Chinese venture capital and private equity companies will see a record year in 2013 measured by both the number and value of the deals they complete, according to senior executives at the global accounting firm PricewaterhouseCoopers LLP.
Even so, they will still find it difficult to exit from some of their investments, they said.
"Deal activity is likely to strengthen from the second quarter of 2013 as global economic conditions become more settled, pricing expectations for China adjust, IPO markets re-open and China's leadership transition takes effect," said Vincent Cheuk, Northern China leader of the private equity group at PwC China.
"We believe that 2013 will be a record year for the (venture capital and private equity) market in China, and its development in the mid-term will be strong."
He said many Chinese companies that are supported by venture capital or private equity are seeking to be listed.
More than 800 companies are now waiting to go public on Chinese mainland stock exchanges.
"Mergers and acquisitions and secondary sales will become more frequent," he said.
According to a report by PwC on Thursday, China-focused venture capital and private equity companies raised $35.8 billion in the first three quarters of the year, close to the amount for the same period of last year.
In 2011, such companies raised $48 billion, equal to about 17 percent of global equity investment fundraising for that year.
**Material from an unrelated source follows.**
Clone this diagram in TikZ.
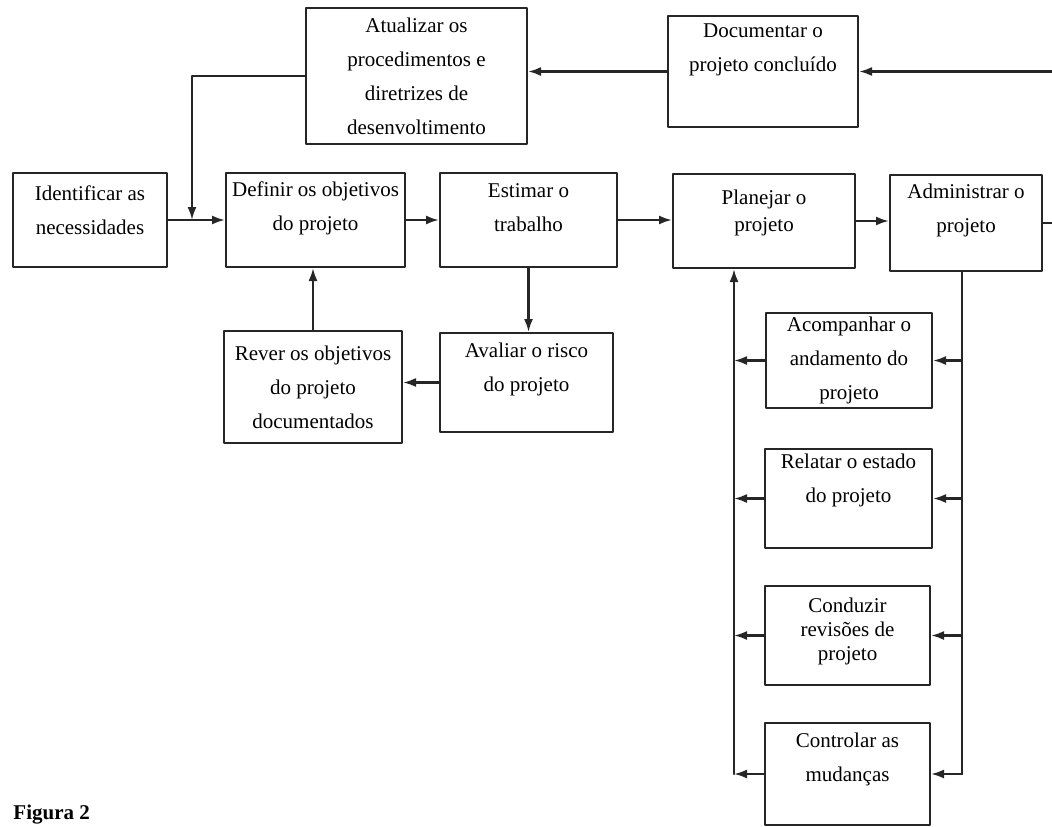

"While fundraising conditions for mid-tier and less-established funds are becoming tougher, high-quality funds can still find ways to access capital," said Ni Qing, a partner in the private equity group at PwC China.
Ni said a China-focused fund at the private equity firm KKR & Co LP managed to raise $3 billion this year, and a similar fund at Hony Capital Co Ltd raised $2.4 billion.
In Asia, China has been the single largest equity investment destination for the last six years.
The value of venture capital and private equity deals in the Chinese market made up more than 40 percent of those in Asia in 2011 and in the first three quarters of this year.
Compared with the total deal value for the entire world, though, China's share is much smaller, a result in part of there having been relatively few extremely large deals in the Chinese market.
"Growth capital deals are predominant in China, but (private investment in public equity) deals are important and we are seeing a buy-out market starting to emerge," said Nie Lei, a partner of transaction services at PwC China.